* Start Available data *
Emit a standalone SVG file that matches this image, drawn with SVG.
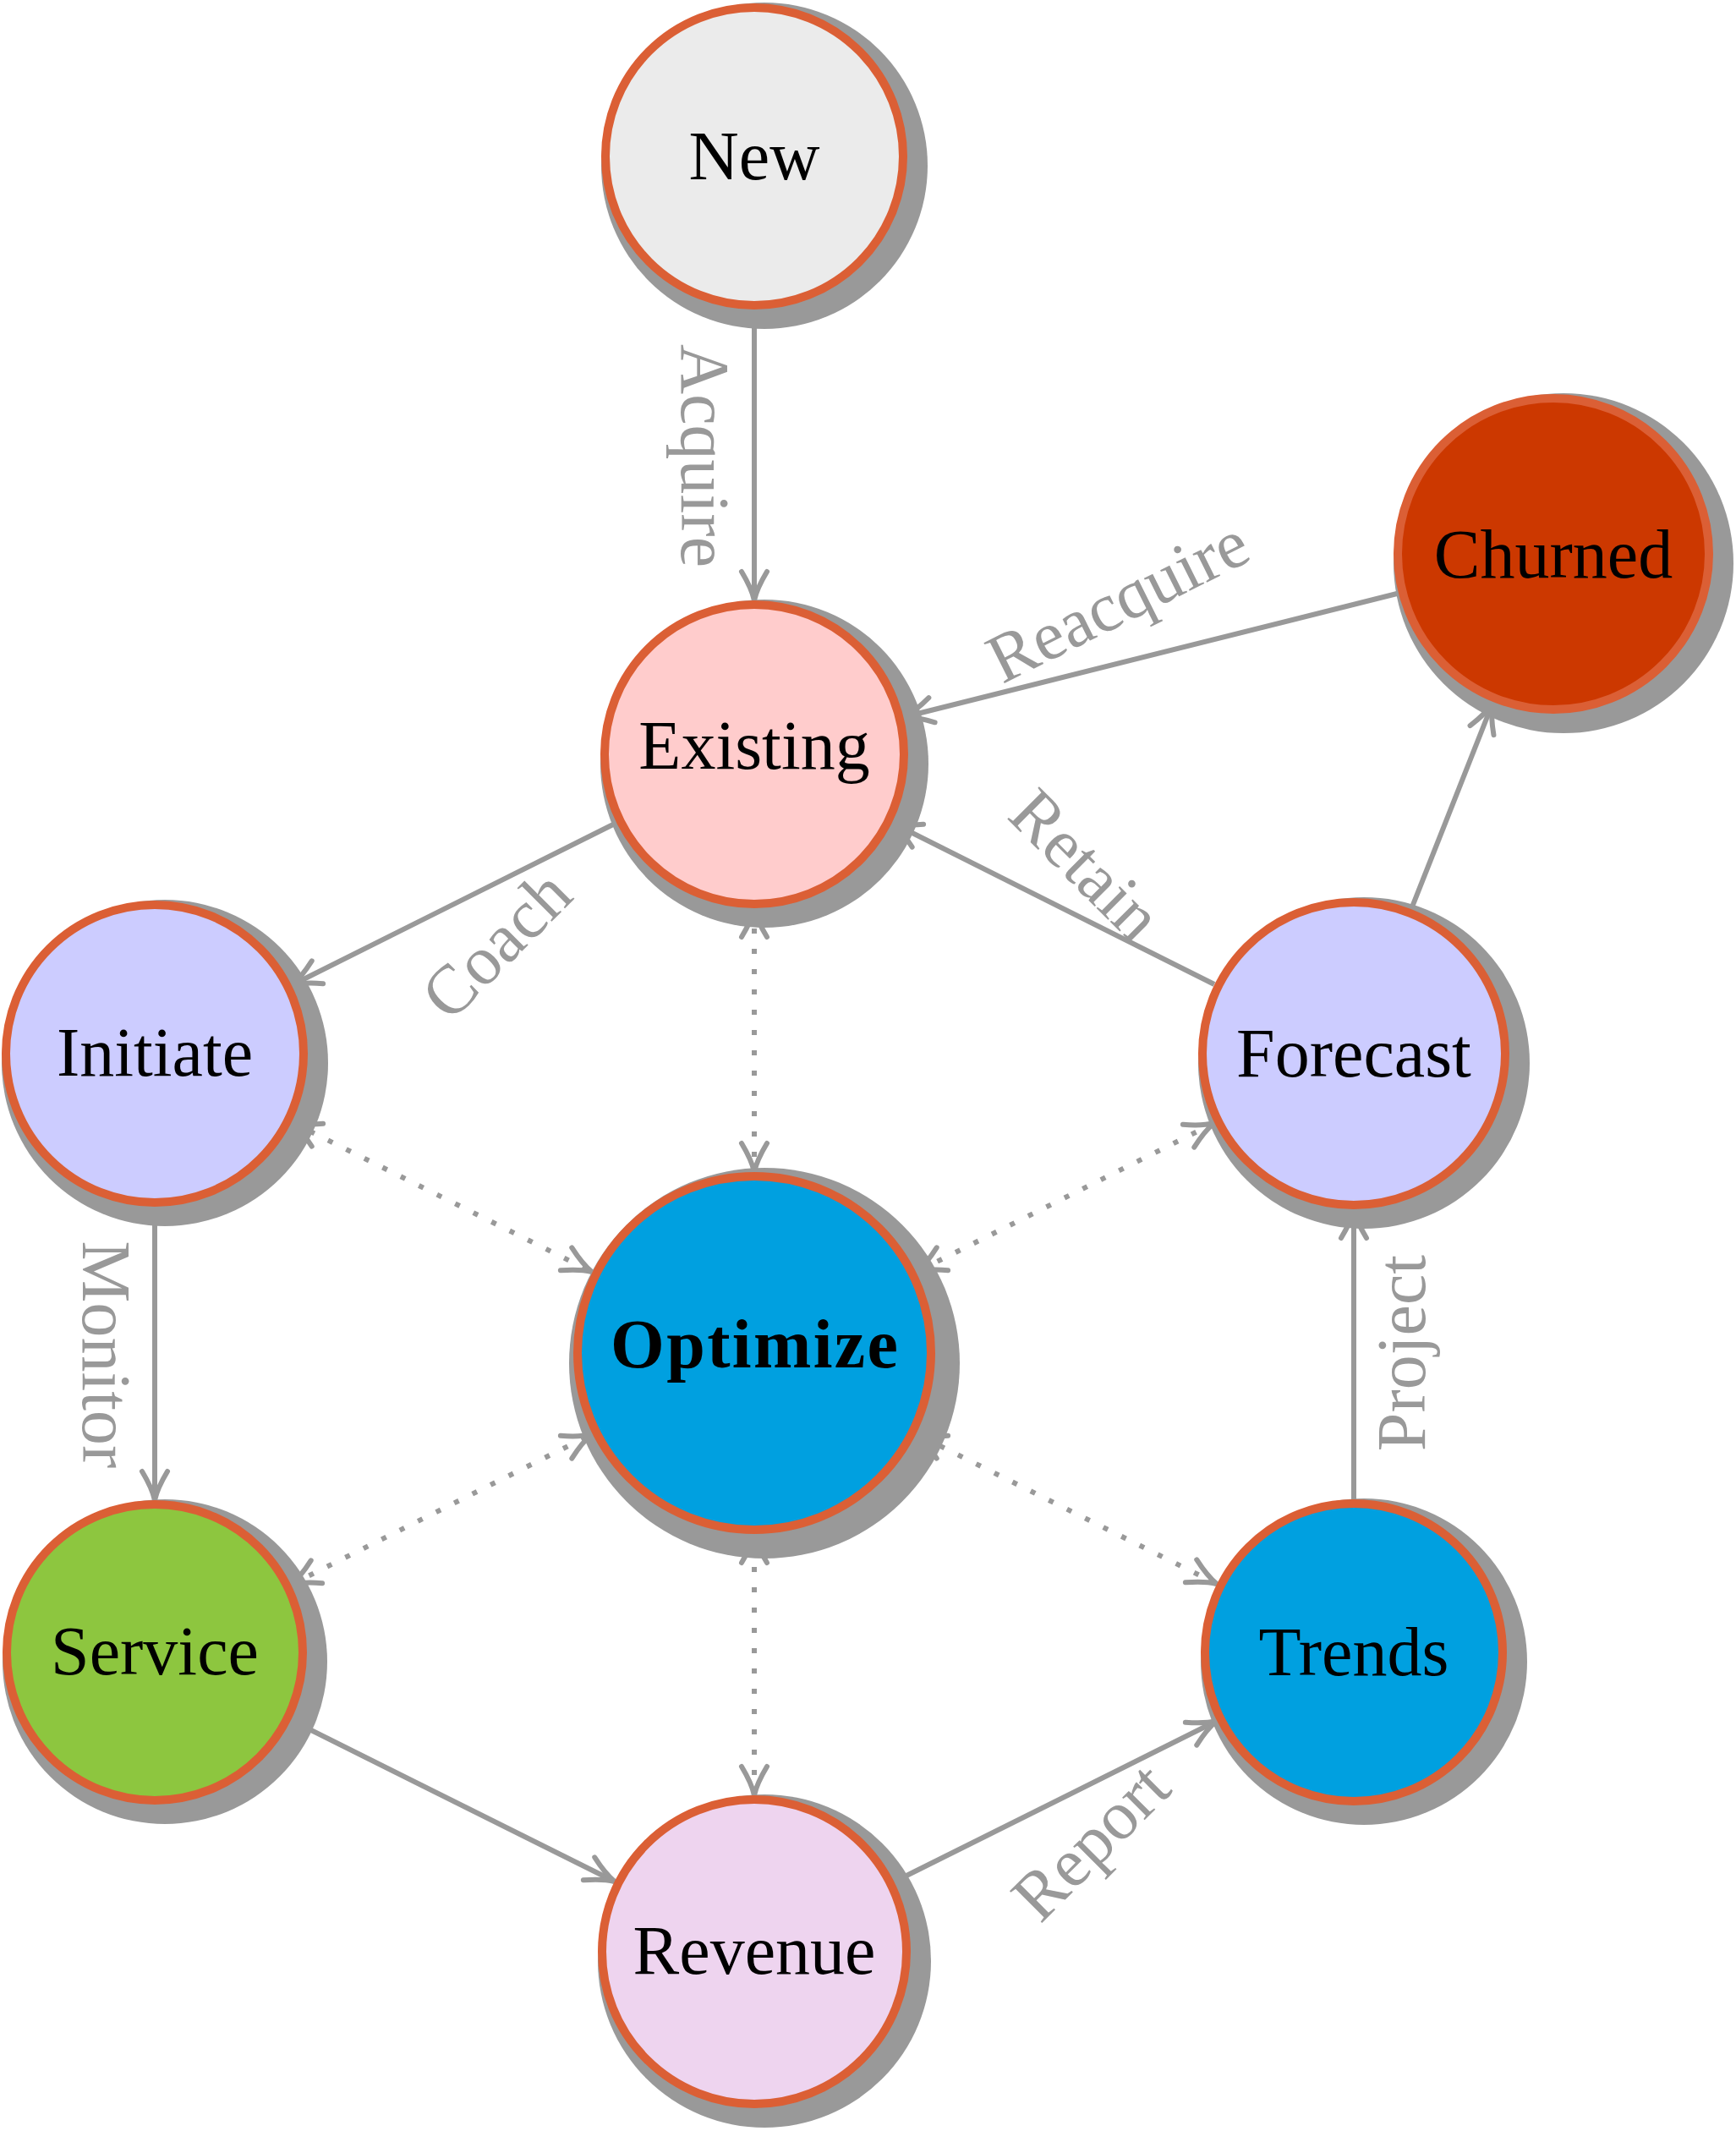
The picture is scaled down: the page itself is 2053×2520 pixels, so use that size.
<svg xmlns="http://www.w3.org/2000/svg" width="2053" height="2520" viewBox="0 0 2053 2520">
<style>
.shadow{fill:#999999;}
.node{stroke:#DB5F35;stroke-width:10;}
.nt{font-family:"Liberation Serif","Times New Roman",serif;font-size:82px;fill:#000000;text-anchor:middle;}
.bold{font-weight:bold;}
.edge{fill:none;stroke:#999999;stroke-width:6;}
.dot{stroke-dasharray:6 18;}
.lbl{font-family:"Liberation Serif","Times New Roman",serif;font-size:82px;fill:#999999;text-anchor:middle;}
</style>
<defs>
<marker id="arr" viewBox="-42 -22 48 44" refX="0" refY="0" markerWidth="48" markerHeight="44" markerUnits="userSpaceOnUse" orient="auto-start-reverse">
<path d="M-34,-15 Q-14,-3 0,0 Q-14,3 -34,15" fill="none" stroke="#999999" stroke-width="6" stroke-linecap="round" stroke-linejoin="round"/>
</marker>
</defs>
<rect width="2053" height="2520" fill="#ffffff"/>
<g id="connectors">
<line class="edge" x1="892" y1="366" x2="892" y2="710" marker-end="url(#arr)"/>
<line class="edge" x1="1652" y1="702" x2="1069" y2="848" marker-end="url(#arr)"/>
<line class="edge" x1="1436" y1="1164" x2="1055" y2="973" marker-end="url(#arr)"/>
<line class="edge" x1="1669" y1="1075" x2="1765" y2="832" marker-end="url(#arr)"/>
<line class="edge" x1="729" y1="973" x2="345" y2="1165" marker-end="url(#arr)"/>
<line class="edge" x1="183" y1="1427" x2="183" y2="1774" marker-end="url(#arr)"/>
<line class="edge" x1="344" y1="2034" x2="727" y2="2225" marker-end="url(#arr)"/>
<line class="edge" x1="1058" y1="2225" x2="1439" y2="2035" marker-end="url(#arr)"/>
<line class="edge" x1="1601" y1="1773" x2="1601" y2="1430" marker-end="url(#arr)"/>
<line class="edge dot" x1="892" y1="1074" x2="892" y2="1386" marker-start="url(#arr)" marker-end="url(#arr)"/>
<line class="edge dot" x1="345" y1="1327" x2="700" y2="1504" marker-start="url(#arr)" marker-end="url(#arr)"/>
<line class="edge dot" x1="1436" y1="1328" x2="1084" y2="1504" marker-start="url(#arr)" marker-end="url(#arr)"/>
<line class="edge dot" x1="344" y1="1874" x2="700" y2="1696" marker-start="url(#arr)" marker-end="url(#arr)"/>
<line class="edge dot" x1="1439" y1="1873" x2="1084" y2="1696" marker-start="url(#arr)" marker-end="url(#arr)"/>
<line class="edge dot" x1="892" y1="2123" x2="892" y2="1814" marker-start="url(#arr)" marker-end="url(#arr)"/>
<text class="lbl" transform="translate(833,539) rotate(90)" y="27">Acquire</text>
<text class="lbl" transform="translate(1322,711) rotate(-26.5)" y="27">Reacquire</text>
<text class="lbl" transform="translate(1284,1023) rotate(45)" y="27">Retain</text>
<text class="lbl" transform="translate(587,1117) rotate(-45)" y="27">Coach</text>
<text class="lbl" transform="translate(125,1602) rotate(90)" y="27">Monitor</text>
<text class="lbl" transform="translate(1658,1600) rotate(-90)" y="27">Project</text>
<text class="lbl" transform="translate(1290,2178) rotate(-45)" y="27">Report</text>
</g>
<g id="node-new">
<circle class="shadow" cx="904" cy="196" r="193"/>
<circle class="node" cx="892" cy="185" r="176" fill="#EBEBEB"/>
<text class="nt" x="892" y="212">New</text>
</g>
<g id="node-existing">
<circle class="shadow" cx="904" cy="903" r="194"/>
<circle class="node" cx="892" cy="892" r="177" fill="#FFCCCC"/>
<text class="nt" x="892" y="909">Existing</text>
</g>
<g id="node-churned">
<circle class="shadow" cx="1849" cy="666" r="201"/>
<circle class="node" cx="1837" cy="655" r="184" fill="#CC3800"/>
<text class="nt" x="1837" y="683">Churned</text>
</g>
<g id="node-initiate">
<circle class="shadow" cx="195" cy="1257" r="193"/>
<circle class="node" cx="183" cy="1246" r="176" fill="#CCCCFF"/>
<text class="nt" x="183" y="1272">Initiate</text>
</g>
<g id="node-forecast">
<circle class="shadow" cx="1613" cy="1257" r="196"/>
<circle class="node" cx="1601" cy="1246" r="179" fill="#CCCCFF"/>
<text class="nt" x="1601" y="1273">Forecast</text>
</g>
<g id="node-optimize">
<circle class="shadow" cx="904" cy="1612" r="231"/>
<circle class="node" cx="892" cy="1600" r="209" fill="#00A0E0"/>
<text class="nt bold" x="892" y="1617" textLength="340" lengthAdjust="spacing">Optimize</text>
</g>
<g id="node-service">
<circle class="shadow" cx="195" cy="1965" r="192"/>
<circle class="node" cx="183" cy="1954" r="175" fill="#8DC63F"/>
<text class="nt" x="183" y="1980">Service</text>
</g>
<g id="node-trends">
<circle class="shadow" cx="1613" cy="1965" r="193"/>
<circle class="node" cx="1601" cy="1954" r="176" fill="#00A0E0"/>
<text class="nt" x="1601" y="1981">Trends</text>
</g>
<g id="node-revenue">
<circle class="shadow" cx="904" cy="2319" r="197"/>
<circle class="node" cx="892" cy="2308" r="180" fill="#EED4EF"/>
<text class="nt" x="892" y="2334">Revenue</text>
</g>
</svg>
* End Available data *
* _Exercise objective_: Write out the material above once more, exactly as it reads, with no pictures.

* _Full solution_:
Emit a standalone SVG file that matches this image, drawn with SVG.
The picture is scaled down: the page itself is 2053×2520 pixels, so use that size.
<svg xmlns="http://www.w3.org/2000/svg" width="2053" height="2520" viewBox="0 0 2053 2520">
<style>
.shadow{fill:#999999;}
.node{stroke:#DB5F35;stroke-width:10;}
.nt{font-family:"Liberation Serif","Times New Roman",serif;font-size:82px;fill:#000000;text-anchor:middle;}
.bold{font-weight:bold;}
.edge{fill:none;stroke:#999999;stroke-width:6;}
.dot{stroke-dasharray:6 18;}
.lbl{font-family:"Liberation Serif","Times New Roman",serif;font-size:82px;fill:#999999;text-anchor:middle;}
</style>
<defs>
<marker id="arr" viewBox="-42 -22 48 44" refX="0" refY="0" markerWidth="48" markerHeight="44" markerUnits="userSpaceOnUse" orient="auto-start-reverse">
<path d="M-34,-15 Q-14,-3 0,0 Q-14,3 -34,15" fill="none" stroke="#999999" stroke-width="6" stroke-linecap="round" stroke-linejoin="round"/>
</marker>
</defs>
<rect width="2053" height="2520" fill="#ffffff"/>
<g id="connectors">
<line class="edge" x1="892" y1="366" x2="892" y2="710" marker-end="url(#arr)"/>
<line class="edge" x1="1652" y1="702" x2="1069" y2="848" marker-end="url(#arr)"/>
<line class="edge" x1="1436" y1="1164" x2="1055" y2="973" marker-end="url(#arr)"/>
<line class="edge" x1="1669" y1="1075" x2="1765" y2="832" marker-end="url(#arr)"/>
<line class="edge" x1="729" y1="973" x2="345" y2="1165" marker-end="url(#arr)"/>
<line class="edge" x1="183" y1="1427" x2="183" y2="1774" marker-end="url(#arr)"/>
<line class="edge" x1="344" y1="2034" x2="727" y2="2225" marker-end="url(#arr)"/>
<line class="edge" x1="1058" y1="2225" x2="1439" y2="2035" marker-end="url(#arr)"/>
<line class="edge" x1="1601" y1="1773" x2="1601" y2="1430" marker-end="url(#arr)"/>
<line class="edge dot" x1="892" y1="1074" x2="892" y2="1386" marker-start="url(#arr)" marker-end="url(#arr)"/>
<line class="edge dot" x1="345" y1="1327" x2="700" y2="1504" marker-start="url(#arr)" marker-end="url(#arr)"/>
<line class="edge dot" x1="1436" y1="1328" x2="1084" y2="1504" marker-start="url(#arr)" marker-end="url(#arr)"/>
<line class="edge dot" x1="344" y1="1874" x2="700" y2="1696" marker-start="url(#arr)" marker-end="url(#arr)"/>
<line class="edge dot" x1="1439" y1="1873" x2="1084" y2="1696" marker-start="url(#arr)" marker-end="url(#arr)"/>
<line class="edge dot" x1="892" y1="2123" x2="892" y2="1814" marker-start="url(#arr)" marker-end="url(#arr)"/>
<text class="lbl" transform="translate(833,539) rotate(90)" y="27">Acquire</text>
<text class="lbl" transform="translate(1322,711) rotate(-26.5)" y="27">Reacquire</text>
<text class="lbl" transform="translate(1284,1023) rotate(45)" y="27">Retain</text>
<text class="lbl" transform="translate(587,1117) rotate(-45)" y="27">Coach</text>
<text class="lbl" transform="translate(125,1602) rotate(90)" y="27">Monitor</text>
<text class="lbl" transform="translate(1658,1600) rotate(-90)" y="27">Project</text>
<text class="lbl" transform="translate(1290,2178) rotate(-45)" y="27">Report</text>
</g>
<g id="node-new">
<circle class="shadow" cx="904" cy="196" r="193"/>
<circle class="node" cx="892" cy="185" r="176" fill="#EBEBEB"/>
<text class="nt" x="892" y="212">New</text>
</g>
<g id="node-existing">
<circle class="shadow" cx="904" cy="903" r="194"/>
<circle class="node" cx="892" cy="892" r="177" fill="#FFCCCC"/>
<text class="nt" x="892" y="909">Existing</text>
</g>
<g id="node-churned">
<circle class="shadow" cx="1849" cy="666" r="201"/>
<circle class="node" cx="1837" cy="655" r="184" fill="#CC3800"/>
<text class="nt" x="1837" y="683">Churned</text>
</g>
<g id="node-initiate">
<circle class="shadow" cx="195" cy="1257" r="193"/>
<circle class="node" cx="183" cy="1246" r="176" fill="#CCCCFF"/>
<text class="nt" x="183" y="1272">Initiate</text>
</g>
<g id="node-forecast">
<circle class="shadow" cx="1613" cy="1257" r="196"/>
<circle class="node" cx="1601" cy="1246" r="179" fill="#CCCCFF"/>
<text class="nt" x="1601" y="1273">Forecast</text>
</g>
<g id="node-optimize">
<circle class="shadow" cx="904" cy="1612" r="231"/>
<circle class="node" cx="892" cy="1600" r="209" fill="#00A0E0"/>
<text class="nt bold" x="892" y="1617" textLength="340" lengthAdjust="spacing">Optimize</text>
</g>
<g id="node-service">
<circle class="shadow" cx="195" cy="1965" r="192"/>
<circle class="node" cx="183" cy="1954" r="175" fill="#8DC63F"/>
<text class="nt" x="183" y="1980">Service</text>
</g>
<g id="node-trends">
<circle class="shadow" cx="1613" cy="1965" r="193"/>
<circle class="node" cx="1601" cy="1954" r="176" fill="#00A0E0"/>
<text class="nt" x="1601" y="1981">Trends</text>
</g>
<g id="node-revenue">
<circle class="shadow" cx="904" cy="2319" r="197"/>
<circle class="node" cx="892" cy="2308" r="180" fill="#EED4EF"/>
<text class="nt" x="892" y="2334">Revenue</text>
</g>
</svg>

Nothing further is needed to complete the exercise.